Goal = For the entries below, copy exactly the line that contains "What matplotlib code" through the line that contains "from matplotlib.ticker import", both ends included, and exclude all pictures.

===== Raw records

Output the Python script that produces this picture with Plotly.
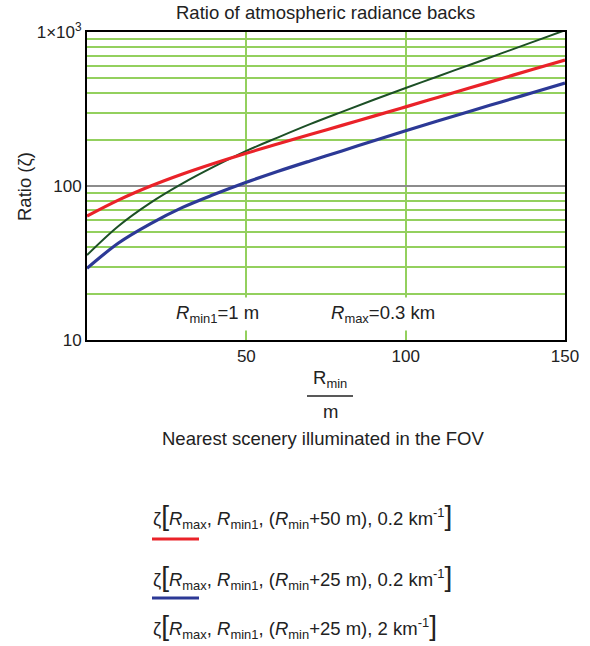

==========
===== Raw records

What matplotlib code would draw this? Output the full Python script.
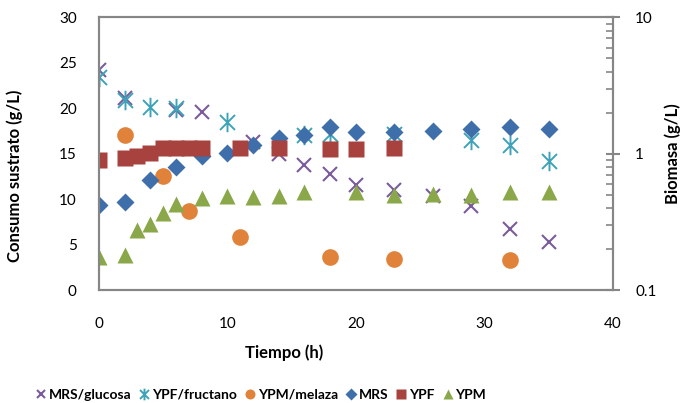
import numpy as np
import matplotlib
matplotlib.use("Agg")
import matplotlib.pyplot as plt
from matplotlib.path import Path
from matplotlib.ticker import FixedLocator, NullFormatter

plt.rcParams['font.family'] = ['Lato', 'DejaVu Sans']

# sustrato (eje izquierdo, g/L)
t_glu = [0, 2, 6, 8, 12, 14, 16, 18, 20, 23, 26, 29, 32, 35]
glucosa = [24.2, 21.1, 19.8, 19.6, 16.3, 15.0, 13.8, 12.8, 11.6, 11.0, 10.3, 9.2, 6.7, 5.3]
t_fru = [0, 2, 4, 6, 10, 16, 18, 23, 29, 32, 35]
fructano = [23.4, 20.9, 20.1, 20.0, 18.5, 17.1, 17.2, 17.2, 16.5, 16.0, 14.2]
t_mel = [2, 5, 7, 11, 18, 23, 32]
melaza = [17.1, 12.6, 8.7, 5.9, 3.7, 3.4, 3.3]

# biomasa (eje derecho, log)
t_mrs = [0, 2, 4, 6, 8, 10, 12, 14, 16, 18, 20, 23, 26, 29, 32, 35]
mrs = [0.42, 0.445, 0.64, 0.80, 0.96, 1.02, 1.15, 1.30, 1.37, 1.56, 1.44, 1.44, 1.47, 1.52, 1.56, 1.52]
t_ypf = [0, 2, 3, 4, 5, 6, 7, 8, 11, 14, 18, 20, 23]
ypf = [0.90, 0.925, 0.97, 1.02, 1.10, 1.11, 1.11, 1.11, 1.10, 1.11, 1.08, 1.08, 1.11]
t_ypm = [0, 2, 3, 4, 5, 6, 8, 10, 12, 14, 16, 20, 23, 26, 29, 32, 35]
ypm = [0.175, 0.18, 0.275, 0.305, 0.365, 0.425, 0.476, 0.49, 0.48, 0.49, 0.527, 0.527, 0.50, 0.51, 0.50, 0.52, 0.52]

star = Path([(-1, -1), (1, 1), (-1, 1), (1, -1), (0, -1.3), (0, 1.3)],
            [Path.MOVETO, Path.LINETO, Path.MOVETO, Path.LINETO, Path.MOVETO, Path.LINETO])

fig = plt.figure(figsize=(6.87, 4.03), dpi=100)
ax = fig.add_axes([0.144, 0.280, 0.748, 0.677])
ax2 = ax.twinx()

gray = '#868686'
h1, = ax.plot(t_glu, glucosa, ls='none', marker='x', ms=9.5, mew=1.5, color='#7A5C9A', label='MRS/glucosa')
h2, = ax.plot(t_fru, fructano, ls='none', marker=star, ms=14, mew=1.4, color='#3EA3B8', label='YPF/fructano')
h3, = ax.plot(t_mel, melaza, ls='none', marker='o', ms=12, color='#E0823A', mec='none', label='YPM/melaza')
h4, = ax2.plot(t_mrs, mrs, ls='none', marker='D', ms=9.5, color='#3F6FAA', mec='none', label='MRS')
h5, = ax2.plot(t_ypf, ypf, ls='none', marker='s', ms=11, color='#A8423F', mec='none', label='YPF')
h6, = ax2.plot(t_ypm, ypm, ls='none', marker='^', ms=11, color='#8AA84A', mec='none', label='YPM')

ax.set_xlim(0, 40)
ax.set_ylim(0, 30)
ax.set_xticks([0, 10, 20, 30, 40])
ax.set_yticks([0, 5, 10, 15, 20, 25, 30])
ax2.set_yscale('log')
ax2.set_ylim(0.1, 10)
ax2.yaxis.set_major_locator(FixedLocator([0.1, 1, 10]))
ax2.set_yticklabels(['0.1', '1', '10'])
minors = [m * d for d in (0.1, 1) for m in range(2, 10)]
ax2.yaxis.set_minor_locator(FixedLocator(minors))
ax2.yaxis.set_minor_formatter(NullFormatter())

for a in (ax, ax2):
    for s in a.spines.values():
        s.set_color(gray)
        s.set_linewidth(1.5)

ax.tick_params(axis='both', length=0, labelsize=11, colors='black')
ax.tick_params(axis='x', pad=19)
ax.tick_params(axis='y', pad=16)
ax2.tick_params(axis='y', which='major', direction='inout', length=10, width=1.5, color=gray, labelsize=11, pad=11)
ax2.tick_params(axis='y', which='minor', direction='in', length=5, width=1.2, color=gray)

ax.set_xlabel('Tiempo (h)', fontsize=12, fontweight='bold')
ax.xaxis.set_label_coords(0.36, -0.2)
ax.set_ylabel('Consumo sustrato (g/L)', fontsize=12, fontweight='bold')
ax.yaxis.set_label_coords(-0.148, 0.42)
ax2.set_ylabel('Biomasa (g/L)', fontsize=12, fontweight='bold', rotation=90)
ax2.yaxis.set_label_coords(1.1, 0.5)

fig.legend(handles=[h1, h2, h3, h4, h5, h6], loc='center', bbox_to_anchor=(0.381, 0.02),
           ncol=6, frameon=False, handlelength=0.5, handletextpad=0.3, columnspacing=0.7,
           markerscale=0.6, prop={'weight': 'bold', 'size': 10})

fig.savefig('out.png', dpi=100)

==========
===== Raw records

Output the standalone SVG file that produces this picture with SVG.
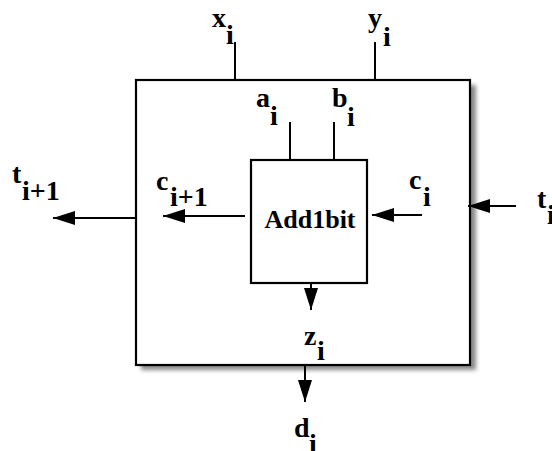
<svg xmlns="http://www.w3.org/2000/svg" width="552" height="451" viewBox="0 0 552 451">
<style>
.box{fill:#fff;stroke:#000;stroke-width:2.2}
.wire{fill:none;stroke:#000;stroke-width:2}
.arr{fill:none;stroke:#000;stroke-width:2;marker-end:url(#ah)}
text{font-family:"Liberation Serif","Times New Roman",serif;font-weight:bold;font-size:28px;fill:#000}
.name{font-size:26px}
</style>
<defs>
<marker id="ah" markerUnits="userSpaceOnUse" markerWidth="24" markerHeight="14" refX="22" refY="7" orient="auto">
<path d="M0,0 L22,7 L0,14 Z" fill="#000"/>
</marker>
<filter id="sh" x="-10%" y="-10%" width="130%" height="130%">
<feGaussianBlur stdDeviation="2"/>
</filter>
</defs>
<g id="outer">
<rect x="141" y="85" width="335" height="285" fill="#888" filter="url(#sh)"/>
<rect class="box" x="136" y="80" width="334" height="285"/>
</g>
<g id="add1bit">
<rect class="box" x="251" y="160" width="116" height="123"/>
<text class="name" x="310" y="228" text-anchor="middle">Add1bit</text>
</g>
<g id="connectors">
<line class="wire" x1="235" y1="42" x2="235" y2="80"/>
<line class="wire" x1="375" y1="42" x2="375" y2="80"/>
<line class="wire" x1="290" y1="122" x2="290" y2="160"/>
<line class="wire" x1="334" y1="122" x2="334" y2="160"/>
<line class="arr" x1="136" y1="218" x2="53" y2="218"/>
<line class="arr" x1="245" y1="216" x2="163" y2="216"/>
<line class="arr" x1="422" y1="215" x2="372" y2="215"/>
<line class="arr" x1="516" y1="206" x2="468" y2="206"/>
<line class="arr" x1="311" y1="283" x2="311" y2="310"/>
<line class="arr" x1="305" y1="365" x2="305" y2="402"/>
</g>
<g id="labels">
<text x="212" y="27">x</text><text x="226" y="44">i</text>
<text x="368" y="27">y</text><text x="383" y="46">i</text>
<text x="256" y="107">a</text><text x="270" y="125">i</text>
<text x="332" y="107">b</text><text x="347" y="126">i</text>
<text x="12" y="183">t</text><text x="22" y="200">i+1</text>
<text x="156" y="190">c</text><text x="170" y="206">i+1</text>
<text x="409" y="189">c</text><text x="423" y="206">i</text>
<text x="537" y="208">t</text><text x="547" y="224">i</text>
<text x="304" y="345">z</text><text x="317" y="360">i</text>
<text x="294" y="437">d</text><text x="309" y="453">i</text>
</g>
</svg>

==========

Written response =
What matplotlib code would draw this? Output the full Python script.
import numpy as np
import matplotlib
matplotlib.use("Agg")
import matplotlib.pyplot as plt
from matplotlib.path import Path
from matplotlib.ticker import FixedLocator, NullFormatter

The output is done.